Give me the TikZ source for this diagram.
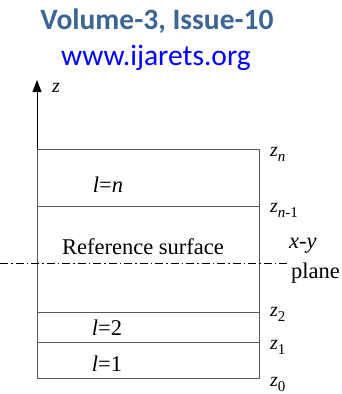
\documentclass[tikz,border=0pt]{standalone}
\usepackage{fontspec}
\setmainfont{Liberation Serif}
\newfontfamily\headfont{Carlito}
\usetikzlibrary{arrows.meta,positioning}
\definecolor{issueblue}{HTML}{3C6595}
\definecolor{linkblue}{HTML}{0000FF}
\newcommand{\zsub}[1]{\raisebox{-0.25em}{\fontsize{15}{16}\selectfont #1}}

\begin{document}
\begin{tikzpicture}[
  x=1pt, y=-1pt,
  layer/.style={draw=black!65, line width=1pt},
  lbl/.style={font=\fontsize{22.5}{24}\selectfont, inner sep=0pt},
  zlbl/.style={font=\fontsize{20}{22}\selectfont, inner sep=0pt, anchor=west}
]
  \useasboundingbox (0,0) rectangle (341,394);

  % Header
  \node[font=\headfont\bfseries\fontsize{29.5}{31}\selectfont, text=issueblue] (vol) at (157,21) {Volume-3, Issue-10};
  \node[font=\headfont\fontsize{29.5}{31}\selectfont, text=linkblue] (url) at (156,58) {www.ijarets.org};

  % z axis
  \coordinate (zbase) at (37,149);
  \coordinate (ztip) at (37,80);
  \draw[line width=0.8pt, -{Triangle[length=12pt,width=9pt]}] (zbase) -- (ztip);
  \node[zlbl] (zaxis) at (52,88) {\itshape z};

  % Layers
  \draw[layer] (37,149) rectangle (259,378);
  \draw[layer] (37,206) -- (259,206);
  \draw[layer] (37,312) -- (259,312);
  \draw[layer] (37,342) -- (259,342);

  % x-y plane
  \coordinate (pleft) at (0,263);
  \coordinate (pright) at (290,263);
  \draw[line width=0.8pt, dash pattern=on 8pt off 3pt on 1.5pt off 3pt] (pleft) -- (pright);

  % Layer labels
  \node[lbl] (ln) at (108,185) {\itshape l\upshape =\itshape n};
  \node[lbl] (ref) at (143,247) {Reference surface};
  \node[lbl] (l2) at (107,328) {\itshape l\upshape =2};
  \node[lbl] (l1) at (107,364) {\itshape l\upshape =1};

  % Interface labels
  \node[zlbl] (zn) at (270,154) {\itshape z\zsub{n}};
  \node[zlbl] (znm) at (270,210) {\itshape z\zsub{n\upshape -1}};
  \node[lbl, anchor=west] (xy) at (289,246) {\itshape x-y};
  \node[lbl, anchor=west] (plane) at (291,273) {plane};
  \node[zlbl] (z2) at (270,314) {\itshape z\upshape\zsub{2}};
  \node[zlbl] (z1) at (270,347) {\itshape z\upshape\zsub{1}};
  \node[zlbl] (z0) at (270,384) {\itshape z\upshape\zsub{0}};
\end{tikzpicture}
\end{document}
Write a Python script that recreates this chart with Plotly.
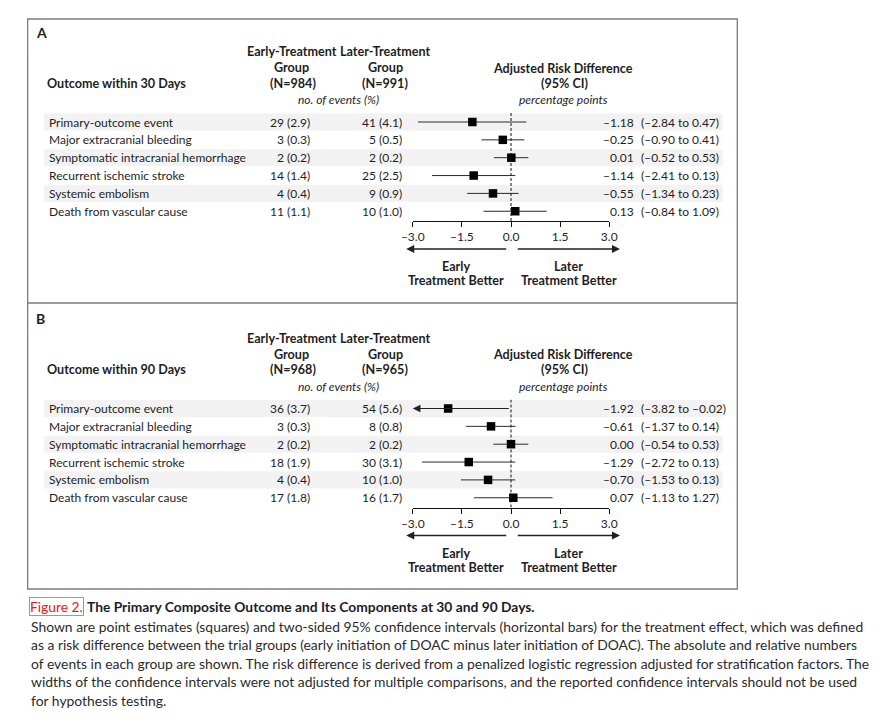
import plotly.graph_objects as go

W, H = 888, 723

# ---------------- data ----------------
outcomes = ["Primary-outcome event", "Major extracranial bleeding",
            "Symptomatic intracranial hemorrhage", "Recurrent ischemic stroke",
            "Systemic embolism", "Death from vascular cause"]

# Panel A: outcome within 30 days
a_early_n = [29, 3, 2, 14, 4, 11]
a_early_pct = [2.9, 0.3, 0.2, 1.4, 0.4, 1.1]
a_later_n = [41, 5, 2, 25, 9, 10]
a_later_pct = [4.1, 0.5, 0.2, 2.5, 0.9, 1.0]
a_rd = [-1.18, -0.25, 0.01, -1.14, -0.55, 0.13]
a_lo = [-2.84, -0.90, -0.52, -2.41, -1.34, -0.84]
a_hi = [0.47, 0.41, 0.53, 0.13, 0.23, 1.09]

# Panel B: outcome within 90 days
b_early_n = [36, 3, 2, 18, 4, 17]
b_early_pct = [3.7, 0.3, 0.2, 1.9, 0.4, 1.8]
b_later_n = [54, 8, 2, 30, 10, 16]
b_later_pct = [5.6, 0.8, 0.2, 3.1, 1.0, 1.7]
b_rd = [-1.92, -0.61, 0.00, -1.29, -0.70, 0.07]
b_lo = [-3.82, -1.37, -0.54, -2.72, -1.53, -1.13]
b_hi = [-0.02, 0.14, 0.53, 0.13, 0.13, 1.27]

tick_vals = [-3.0, -1.5, 0.0, 1.5, 3.0]
tick_text = ["–3.0", "–1.5", "0.0", "1.5", "3.0"]
x_min, x_max = -3.0, 3.0

caption_tag = "Figure 2."
caption_title = "The Primary Composite Outcome and Its Components at 30 and 90 Days."
caption_lines = [
    "Shown are point estimates (squares) and two-sided 95% confidence intervals (horizontal bars) for the treatment effect, which was defined",
    "as a risk difference between the trial groups (early initiation of DOAC minus later initiation of DOAC). The absolute and relative numbers",
    "of events in each group are shown. The risk difference is derived from a penalized logistic regression adjusted for stratification factors. The",
    "widths of the confidence intervals were not adjusted for multiple comparisons, and the reported confidence intervals should not be used",
    "for hypothesis testing.",
]

panels = [
    dict(letter="A", title="Outcome within 30 Days", n_early=984, n_later=991,
         en=a_early_n, ep=a_early_pct, ln=a_later_n, lp=a_later_pct,
         rd=a_rd, lo=a_lo, hi=a_hi),
    dict(letter="B", title="Outcome within 90 Days", n_early=968, n_later=965,
         en=b_early_n, ep=b_early_pct, ln=b_later_n, lp=b_later_pct,
         rd=b_rd, lo=b_lo, hi=b_hi),
]

# ---------------- styling ----------------
FONT = "Lato, 'Open Sans', sans-serif"
CAP_FONT = "Lato, 'Open Sans', sans-serif"
TXT = "#1e1e1e"
FS = 12
FSB = 12.6


def px(x):
    return x / W


def py(y):
    return 1 - y / H


def fmt(v):
    return f"{v:.2f}".replace("-", "–")


fig = go.Figure()
annotations = []
shapes = []


def ann(text, x, y, xanchor="center", size=FS, color=TXT, family=FONT, **kw):
    d = dict(text=text, x=px(x), y=py(y), xref="paper", yref="paper",
             xanchor=xanchor, yanchor="middle", showarrow=False,
             font=dict(size=size, color=color, family=family))
    d.update(kw)
    annotations.append(d)


# outer frame and separator
shapes.append(dict(type="rect", xref="paper", yref="paper",
                   x0=px(16), x1=px(742), y0=py(589), y1=py(19),
                   line=dict(color="#7d7d7d", width=1.3), layer="above"))
shapes.append(dict(type="line", xref="paper", yref="paper",
                   x0=px(16), x1=px(742), y0=py(303), y1=py(303),
                   line=dict(color="#7d7d7d", width=1.3)))

ROW0 = 122.0
ROWH = 17.85
AXIS_Y = 221.0
SHIFT = 286.5
top_i = 1 - (ROW0 - 113) / ROWH
bot_i = 1 + (AXIS_Y - ROW0) / ROWH

layout_axes = {}
for k, p in enumerate(panels):
    off = SHIFT * k
    xa = "x" if k == 0 else f"x{k + 1}"
    ya = "y" if k == 0 else f"y{k + 1}"
    xkey = "xaxis" if k == 0 else f"xaxis{k + 1}"
    ykey = "yaxis" if k == 0 else f"yaxis{k + 1}"

    layout_axes[xkey] = dict(domain=[px(410), px(611)], range=[x_min, x_max], anchor=ya,
                             showgrid=False, zeroline=False, showline=True,
                             linecolor="#111", linewidth=1, ticks="outside", ticklen=5,
                             tickwidth=1, tickcolor="#111", tickvals=tick_vals,
                             ticktext=tick_text, tickfont=dict(size=FS, color=TXT, family=FONT),
                             fixedrange=True)
    layout_axes[ykey] = dict(domain=[py(AXIS_Y + off), py(113 + off)], range=[bot_i, top_i],
                             anchor=xa, visible=False, fixedrange=True)

    # headers
    ann(f"<b>{p['letter']}</b>", 22, 33 + off - (1 if k else 0), xanchor="left", size=14)
    ann("<b>Early-Treatment</b>", 286, 52 + off, size=FSB)
    ann("<b>Group</b>", 286, 67.5 + off, size=FSB)
    ann(f"<b>(N={p['n_early']})</b>", 287, 83 + off, size=FSB)
    ann("<b>Later-Treatment</b>", 382, 52 + off, size=FSB)
    ann("<b>Group</b>", 382, 67.5 + off, size=FSB)
    ann(f"<b>(N={p['n_later']})</b>", 382, 83 + off, size=FSB)
    ann("<i>no. of events (%)</i>", 334, 100 + off)
    ann(f"<b>{p['title']}</b>", 34, 83 + off, xanchor="left", size=FSB)
    ann("<b>Adjusted Risk Difference</b>", 564, 68 + off, size=FSB)
    ann("<b>(95% CI)</b>", 565, 83 + off, size=FSB)
    ann("<i>percentage points</i>", 564, 100 + off)

    # shaded rows
    for i in range(1, 7, 2):
        shapes.append(dict(type="rect", xref="paper", yref=ya, x0=px(33), x1=px(727),
                           y0=i - 0.48, y1=i + 0.48, fillcolor="#f2f2f2",
                           line=dict(width=0), layer="below"))

    rows = list(range(1, 7))
    for i, name in zip(rows, outcomes):
        annotations.append(dict(text=name, x=px(36), y=i, xref="paper", yref=ya,
                                xanchor="left", yanchor="middle", showarrow=False,
                                font=dict(size=FS, color=TXT, family=FONT)))
    for i, n, pc in zip(rows, p["en"], p["ep"]):
        annotations.append(dict(text=f"{n} ({pc:.1f})", x=px(307), y=i, xref="paper", yref=ya,
                                xanchor="right", yanchor="middle", showarrow=False,
                                font=dict(size=FS, color=TXT, family=FONT)))
    for i, n, pc in zip(rows, p["ln"], p["lp"]):
        annotations.append(dict(text=f"{n} ({pc:.1f})", x=px(401), y=i, xref="paper", yref=ya,
                                xanchor="right", yanchor="middle", showarrow=False,
                                font=dict(size=FS, color=TXT, family=FONT)))
    for i, e, lo, hi in zip(rows, p["rd"], p["lo"], p["hi"]):
        annotations.append(dict(text=fmt(e), x=px(638), y=i, xref="paper", yref=ya,
                                xanchor="right", yanchor="middle", showarrow=False,
                                font=dict(size=FS, color=TXT, family=FONT)))
        annotations.append(dict(text=f"({fmt(lo)} to {fmt(hi)})", x=px(641), y=i, xref="paper",
                                yref=ya, xanchor="left", yanchor="middle", showarrow=False,
                                font=dict(size=FS, color=TXT, family=FONT)))

    # dashed null line
    shapes.append(dict(type="line", xref=xa, yref=ya, x0=0, x1=0, y0=top_i, y1=bot_i,
                       line=dict(color="#111", width=1, dash="3px,2px")))

    # confidence intervals
    cx, cy = [], []
    for i, lo, hi in zip(rows, p["lo"], p["hi"]):
        if lo < x_min:
            annotations.append(dict(x=x_min, y=i, ax=hi, ay=i, xref=xa, yref=ya,
                                    axref=xa, ayref=ya, text="", showarrow=True,
                                    arrowhead=2, arrowsize=1.4, arrowwidth=1.1,
                                    arrowcolor="#222"))
        else:
            cx += [lo, min(hi, x_max), None]
            cy += [i, i, None]
    fig.add_trace(go.Scatter(x=cx, y=cy, xaxis=xa, yaxis=ya, mode="lines",
                             line=dict(color="#2a2a2a", width=1), hoverinfo="skip",
                             cliponaxis=False))
    fig.add_trace(go.Scatter(x=p["rd"], y=rows, xaxis=xa, yaxis=ya, mode="markers",
                             marker=dict(symbol="square", size=8.5, color="#000"),
                             cliponaxis=False, hoverinfo="skip"))

    # direction arrows and labels
    arr_py = py(249 + off)
    annotations.append(dict(x=-3.2, y=arr_py, ax=-0.1, ay=0, xref=xa, yref="paper",
                            axref=xa, ayref="pixel", text="", showarrow=True, arrowhead=2,
                            arrowsize=1.15, arrowwidth=1.4, arrowcolor="#222"))
    annotations.append(dict(x=3.33, y=arr_py, ax=0.16, ay=0, xref=xa, yref="paper",
                            axref=xa, ayref="pixel", text="", showarrow=True, arrowhead=2,
                            arrowsize=1.15, arrowwidth=1.4, arrowcolor="#222"))
    ann("<b>Early</b>", 454, 266.5 + off, size=FSB)
    ann("<b>Treatment Better</b>", 454, 281 + off, size=FSB)
    ann("<b>Later</b>", 569, 266.5 + off, size=FSB)
    ann("<b>Treatment Better</b>", 569.5, 281 + off, size=FSB)

# caption
ann(caption_tag, 17, 606, xanchor="left", size=13.8, color="#e02020", family=CAP_FONT,
    bordercolor="#9a9a9a", borderwidth=1, borderpad=0)
ann(f"<b>{caption_title}</b>", 75, 606, xanchor="left", size=13.8, color="#1c1c2a",
    family=CAP_FONT)
for j, line in enumerate(caption_lines):
    ann(line, 17, 626 + 18.6 * j, xanchor="left", size=13.9, color="#2b2b2b", family=CAP_FONT)

fig.update_layout(width=W, height=H, autosize=False,
                  margin=dict(l=0, r=0, t=0, b=0),
                  paper_bgcolor="white", plot_bgcolor="rgba(0,0,0,0)",
                  showlegend=False, annotations=annotations, shapes=shapes,
                  **layout_axes)

fig.write_html("out.html", config={"displayModeBar": False},
               post_script="document.body.style.margin='0';document.body.style.overflow='hidden';")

▶ _The problem_: Only the lines from the start of the records to the line with "(l1) at (107,364)" belong in the copy. Print them exactly, minus pictures.

▶ _Final result_:
Give me the TikZ source for this diagram.
\documentclass[tikz,border=0pt]{standalone}
\usepackage{fontspec}
\setmainfont{Liberation Serif}
\newfontfamily\headfont{Carlito}
\usetikzlibrary{arrows.meta,positioning}
\definecolor{issueblue}{HTML}{3C6595}
\definecolor{linkblue}{HTML}{0000FF}
\newcommand{\zsub}[1]{\raisebox{-0.25em}{\fontsize{15}{16}\selectfont #1}}

\begin{document}
\begin{tikzpicture}[
  x=1pt, y=-1pt,
  layer/.style={draw=black!65, line width=1pt},
  lbl/.style={font=\fontsize{22.5}{24}\selectfont, inner sep=0pt},
  zlbl/.style={font=\fontsize{20}{22}\selectfont, inner sep=0pt, anchor=west}
]
  \useasboundingbox (0,0) rectangle (341,394);

  % Header
  \node[font=\headfont\bfseries\fontsize{29.5}{31}\selectfont, text=issueblue] (vol) at (157,21) {Volume-3, Issue-10};
  \node[font=\headfont\fontsize{29.5}{31}\selectfont, text=linkblue] (url) at (156,58) {www.ijarets.org};

  % z axis
  \coordinate (zbase) at (37,149);
  \coordinate (ztip) at (37,80);
  \draw[line width=0.8pt, -{Triangle[length=12pt,width=9pt]}] (zbase) -- (ztip);
  \node[zlbl] (zaxis) at (52,88) {\itshape z};

  % Layers
  \draw[layer] (37,149) rectangle (259,378);
  \draw[layer] (37,206) -- (259,206);
  \draw[layer] (37,312) -- (259,312);
  \draw[layer] (37,342) -- (259,342);

  % x-y plane
  \coordinate (pleft) at (0,263);
  \coordinate (pright) at (290,263);
  \draw[line width=0.8pt, dash pattern=on 8pt off 3pt on 1.5pt off 3pt] (pleft) -- (pright);

  % Layer labels
  \node[lbl] (ln) at (108,185) {\itshape l\upshape =\itshape n};
  \node[lbl] (ref) at (143,247) {Reference surface};
  \node[lbl] (l2) at (107,328) {\itshape l\upshape =2};
  \node[lbl] (l1) at (107,364) {\itshape l\upshape =1};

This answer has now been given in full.